TASK DIRECTIONS: Among the entries below, extract exactly the lines that run from the one with "What TikZ code" through the one with "lifeGray] (h4) -- (e4);", both ends included.

(Charts and diagrams as code)
▼
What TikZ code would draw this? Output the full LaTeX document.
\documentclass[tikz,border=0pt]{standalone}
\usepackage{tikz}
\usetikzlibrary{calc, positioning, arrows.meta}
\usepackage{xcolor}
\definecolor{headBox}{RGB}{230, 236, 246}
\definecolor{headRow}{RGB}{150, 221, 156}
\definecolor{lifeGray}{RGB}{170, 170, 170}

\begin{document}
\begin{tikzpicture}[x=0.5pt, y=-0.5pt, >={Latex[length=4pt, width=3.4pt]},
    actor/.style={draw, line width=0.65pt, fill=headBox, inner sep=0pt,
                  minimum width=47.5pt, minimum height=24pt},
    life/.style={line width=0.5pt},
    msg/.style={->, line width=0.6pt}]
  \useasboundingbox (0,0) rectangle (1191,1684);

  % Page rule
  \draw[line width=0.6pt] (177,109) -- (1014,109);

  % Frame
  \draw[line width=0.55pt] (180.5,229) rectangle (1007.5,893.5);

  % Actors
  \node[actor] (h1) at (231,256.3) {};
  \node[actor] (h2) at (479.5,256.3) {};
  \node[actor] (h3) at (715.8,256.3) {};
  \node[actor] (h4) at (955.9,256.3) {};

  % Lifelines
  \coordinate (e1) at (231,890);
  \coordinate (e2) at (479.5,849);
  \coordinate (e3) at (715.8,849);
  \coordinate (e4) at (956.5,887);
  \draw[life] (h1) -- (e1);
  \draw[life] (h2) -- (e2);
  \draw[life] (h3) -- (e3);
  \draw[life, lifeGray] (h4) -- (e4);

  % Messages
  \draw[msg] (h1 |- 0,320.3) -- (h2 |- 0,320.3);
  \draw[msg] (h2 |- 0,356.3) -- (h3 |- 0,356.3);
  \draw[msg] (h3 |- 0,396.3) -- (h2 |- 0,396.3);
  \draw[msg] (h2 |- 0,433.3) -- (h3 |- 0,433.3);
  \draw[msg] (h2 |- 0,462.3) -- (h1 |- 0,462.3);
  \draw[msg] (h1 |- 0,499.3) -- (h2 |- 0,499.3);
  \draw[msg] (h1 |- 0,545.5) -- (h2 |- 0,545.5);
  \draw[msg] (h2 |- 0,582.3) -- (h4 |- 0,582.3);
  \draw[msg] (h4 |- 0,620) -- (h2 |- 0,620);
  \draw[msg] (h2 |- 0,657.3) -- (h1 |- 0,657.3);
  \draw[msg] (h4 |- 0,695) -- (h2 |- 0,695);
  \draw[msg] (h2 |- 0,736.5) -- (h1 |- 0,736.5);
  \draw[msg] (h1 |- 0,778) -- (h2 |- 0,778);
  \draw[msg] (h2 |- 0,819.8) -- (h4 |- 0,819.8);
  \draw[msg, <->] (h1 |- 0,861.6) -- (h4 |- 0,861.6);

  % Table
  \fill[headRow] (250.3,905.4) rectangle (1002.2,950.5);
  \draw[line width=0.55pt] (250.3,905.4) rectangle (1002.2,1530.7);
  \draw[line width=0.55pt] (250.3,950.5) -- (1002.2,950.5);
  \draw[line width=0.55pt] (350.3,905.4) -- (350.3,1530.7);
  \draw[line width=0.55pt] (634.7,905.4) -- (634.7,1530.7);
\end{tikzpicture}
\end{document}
▲
▼
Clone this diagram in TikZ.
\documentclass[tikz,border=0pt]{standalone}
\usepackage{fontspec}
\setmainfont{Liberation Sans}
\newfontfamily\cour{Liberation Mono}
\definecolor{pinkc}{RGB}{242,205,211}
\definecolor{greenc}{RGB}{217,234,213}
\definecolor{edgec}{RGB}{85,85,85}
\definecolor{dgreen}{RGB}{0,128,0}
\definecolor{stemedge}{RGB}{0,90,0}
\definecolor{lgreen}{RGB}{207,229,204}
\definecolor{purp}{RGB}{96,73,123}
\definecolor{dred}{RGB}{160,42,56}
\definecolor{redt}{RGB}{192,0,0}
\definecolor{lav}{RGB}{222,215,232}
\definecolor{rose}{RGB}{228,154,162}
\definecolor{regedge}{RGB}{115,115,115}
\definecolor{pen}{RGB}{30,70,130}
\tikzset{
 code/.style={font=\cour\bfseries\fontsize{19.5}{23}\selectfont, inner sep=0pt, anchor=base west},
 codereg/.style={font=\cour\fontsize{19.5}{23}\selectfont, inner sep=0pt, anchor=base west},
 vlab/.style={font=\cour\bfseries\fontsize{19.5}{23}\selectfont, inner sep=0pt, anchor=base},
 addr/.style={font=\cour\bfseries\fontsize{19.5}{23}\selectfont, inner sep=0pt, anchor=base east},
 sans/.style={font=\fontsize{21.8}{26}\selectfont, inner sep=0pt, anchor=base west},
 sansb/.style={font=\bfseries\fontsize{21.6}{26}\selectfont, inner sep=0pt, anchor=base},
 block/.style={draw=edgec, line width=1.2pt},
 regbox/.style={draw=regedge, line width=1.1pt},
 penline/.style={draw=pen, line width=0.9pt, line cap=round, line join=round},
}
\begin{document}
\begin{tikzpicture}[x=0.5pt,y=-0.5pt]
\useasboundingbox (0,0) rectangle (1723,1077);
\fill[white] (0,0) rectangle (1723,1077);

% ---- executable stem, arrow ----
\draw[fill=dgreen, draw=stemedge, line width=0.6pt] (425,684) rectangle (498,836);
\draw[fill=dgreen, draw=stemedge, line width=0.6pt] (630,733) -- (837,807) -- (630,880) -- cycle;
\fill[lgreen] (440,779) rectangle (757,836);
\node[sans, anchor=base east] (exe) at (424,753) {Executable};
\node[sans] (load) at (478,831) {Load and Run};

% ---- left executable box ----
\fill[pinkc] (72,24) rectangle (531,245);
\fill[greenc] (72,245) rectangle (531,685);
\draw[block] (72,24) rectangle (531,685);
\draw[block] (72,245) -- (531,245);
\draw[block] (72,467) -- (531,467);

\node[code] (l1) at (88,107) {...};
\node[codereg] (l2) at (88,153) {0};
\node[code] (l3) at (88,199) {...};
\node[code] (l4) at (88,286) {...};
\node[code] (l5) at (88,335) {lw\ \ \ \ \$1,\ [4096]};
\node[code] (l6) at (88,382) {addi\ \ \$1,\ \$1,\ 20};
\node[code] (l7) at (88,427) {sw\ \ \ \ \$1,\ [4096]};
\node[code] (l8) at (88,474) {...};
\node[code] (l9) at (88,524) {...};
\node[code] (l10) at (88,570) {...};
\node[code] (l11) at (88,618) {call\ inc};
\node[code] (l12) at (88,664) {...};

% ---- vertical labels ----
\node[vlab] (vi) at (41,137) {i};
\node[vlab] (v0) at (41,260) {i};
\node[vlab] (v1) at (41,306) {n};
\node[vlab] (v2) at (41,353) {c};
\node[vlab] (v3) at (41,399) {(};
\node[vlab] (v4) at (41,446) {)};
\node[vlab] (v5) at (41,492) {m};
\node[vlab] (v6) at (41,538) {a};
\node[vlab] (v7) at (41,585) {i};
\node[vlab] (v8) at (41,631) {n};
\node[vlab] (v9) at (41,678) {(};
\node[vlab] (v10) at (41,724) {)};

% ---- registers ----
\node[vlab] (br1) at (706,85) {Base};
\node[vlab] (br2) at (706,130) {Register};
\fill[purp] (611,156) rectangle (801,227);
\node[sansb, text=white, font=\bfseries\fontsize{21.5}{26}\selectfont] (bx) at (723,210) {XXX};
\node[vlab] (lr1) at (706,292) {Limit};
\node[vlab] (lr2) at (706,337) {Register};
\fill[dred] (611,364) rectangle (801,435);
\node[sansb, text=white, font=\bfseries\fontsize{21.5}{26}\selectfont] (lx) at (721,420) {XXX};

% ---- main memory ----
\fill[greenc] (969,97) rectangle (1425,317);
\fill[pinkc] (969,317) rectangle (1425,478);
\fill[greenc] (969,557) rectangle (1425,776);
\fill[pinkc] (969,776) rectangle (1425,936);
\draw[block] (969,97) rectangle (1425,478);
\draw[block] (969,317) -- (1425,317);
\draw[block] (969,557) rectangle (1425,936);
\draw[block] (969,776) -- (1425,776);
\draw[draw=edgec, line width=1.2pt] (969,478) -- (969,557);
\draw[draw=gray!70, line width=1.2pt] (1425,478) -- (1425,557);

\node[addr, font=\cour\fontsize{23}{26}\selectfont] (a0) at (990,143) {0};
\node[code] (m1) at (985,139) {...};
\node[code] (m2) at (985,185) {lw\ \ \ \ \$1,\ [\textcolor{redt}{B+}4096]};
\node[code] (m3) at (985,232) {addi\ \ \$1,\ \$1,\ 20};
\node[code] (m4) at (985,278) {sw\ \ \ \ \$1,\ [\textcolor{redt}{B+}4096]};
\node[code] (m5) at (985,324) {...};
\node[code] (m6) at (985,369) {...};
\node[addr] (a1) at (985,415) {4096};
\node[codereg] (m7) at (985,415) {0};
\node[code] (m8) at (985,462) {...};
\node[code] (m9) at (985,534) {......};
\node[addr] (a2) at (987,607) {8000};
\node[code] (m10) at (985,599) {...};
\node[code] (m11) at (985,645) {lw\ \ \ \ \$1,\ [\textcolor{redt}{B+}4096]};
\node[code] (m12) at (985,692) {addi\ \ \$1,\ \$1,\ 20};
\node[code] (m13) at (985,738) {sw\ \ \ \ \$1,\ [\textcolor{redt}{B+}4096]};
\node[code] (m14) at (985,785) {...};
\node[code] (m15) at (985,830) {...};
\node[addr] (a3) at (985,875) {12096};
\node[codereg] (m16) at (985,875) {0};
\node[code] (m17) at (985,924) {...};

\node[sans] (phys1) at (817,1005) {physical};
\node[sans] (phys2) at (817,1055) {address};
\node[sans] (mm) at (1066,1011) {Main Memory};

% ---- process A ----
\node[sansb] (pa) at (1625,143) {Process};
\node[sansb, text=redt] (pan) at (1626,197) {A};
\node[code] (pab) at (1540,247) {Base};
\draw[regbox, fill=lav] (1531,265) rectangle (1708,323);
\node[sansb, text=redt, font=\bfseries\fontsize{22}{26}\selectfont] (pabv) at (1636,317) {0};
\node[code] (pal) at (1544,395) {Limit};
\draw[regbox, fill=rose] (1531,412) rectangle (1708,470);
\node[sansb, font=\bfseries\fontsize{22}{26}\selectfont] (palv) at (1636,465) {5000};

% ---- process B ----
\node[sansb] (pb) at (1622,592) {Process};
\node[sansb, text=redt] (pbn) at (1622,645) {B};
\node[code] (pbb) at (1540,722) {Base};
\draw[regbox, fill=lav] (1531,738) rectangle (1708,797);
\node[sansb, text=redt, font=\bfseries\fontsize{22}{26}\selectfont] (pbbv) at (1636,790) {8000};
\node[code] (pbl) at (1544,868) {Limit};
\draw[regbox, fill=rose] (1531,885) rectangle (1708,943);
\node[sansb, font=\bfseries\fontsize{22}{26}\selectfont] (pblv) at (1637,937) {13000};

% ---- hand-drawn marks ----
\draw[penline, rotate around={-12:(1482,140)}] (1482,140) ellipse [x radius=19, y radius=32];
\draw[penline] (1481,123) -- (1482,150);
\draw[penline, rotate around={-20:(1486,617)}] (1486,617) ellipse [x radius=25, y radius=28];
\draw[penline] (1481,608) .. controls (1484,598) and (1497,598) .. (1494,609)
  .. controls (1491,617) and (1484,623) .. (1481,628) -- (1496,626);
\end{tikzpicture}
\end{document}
▲
TASK RESULT:
What TikZ code would draw this? Output the full LaTeX document.
\documentclass[tikz,border=0pt]{standalone}
\usepackage{tikz}
\usetikzlibrary{calc, positioning, arrows.meta}
\usepackage{xcolor}
\definecolor{headBox}{RGB}{230, 236, 246}
\definecolor{headRow}{RGB}{150, 221, 156}
\definecolor{lifeGray}{RGB}{170, 170, 170}

\begin{document}
\begin{tikzpicture}[x=0.5pt, y=-0.5pt, >={Latex[length=4pt, width=3.4pt]},
    actor/.style={draw, line width=0.65pt, fill=headBox, inner sep=0pt,
                  minimum width=47.5pt, minimum height=24pt},
    life/.style={line width=0.5pt},
    msg/.style={->, line width=0.6pt}]
  \useasboundingbox (0,0) rectangle (1191,1684);

  % Page rule
  \draw[line width=0.6pt] (177,109) -- (1014,109);

  % Frame
  \draw[line width=0.55pt] (180.5,229) rectangle (1007.5,893.5);

  % Actors
  \node[actor] (h1) at (231,256.3) {};
  \node[actor] (h2) at (479.5,256.3) {};
  \node[actor] (h3) at (715.8,256.3) {};
  \node[actor] (h4) at (955.9,256.3) {};

  % Lifelines
  \coordinate (e1) at (231,890);
  \coordinate (e2) at (479.5,849);
  \coordinate (e3) at (715.8,849);
  \coordinate (e4) at (956.5,887);
  \draw[life] (h1) -- (e1);
  \draw[life] (h2) -- (e2);
  \draw[life] (h3) -- (e3);
  \draw[life, lifeGray] (h4) -- (e4);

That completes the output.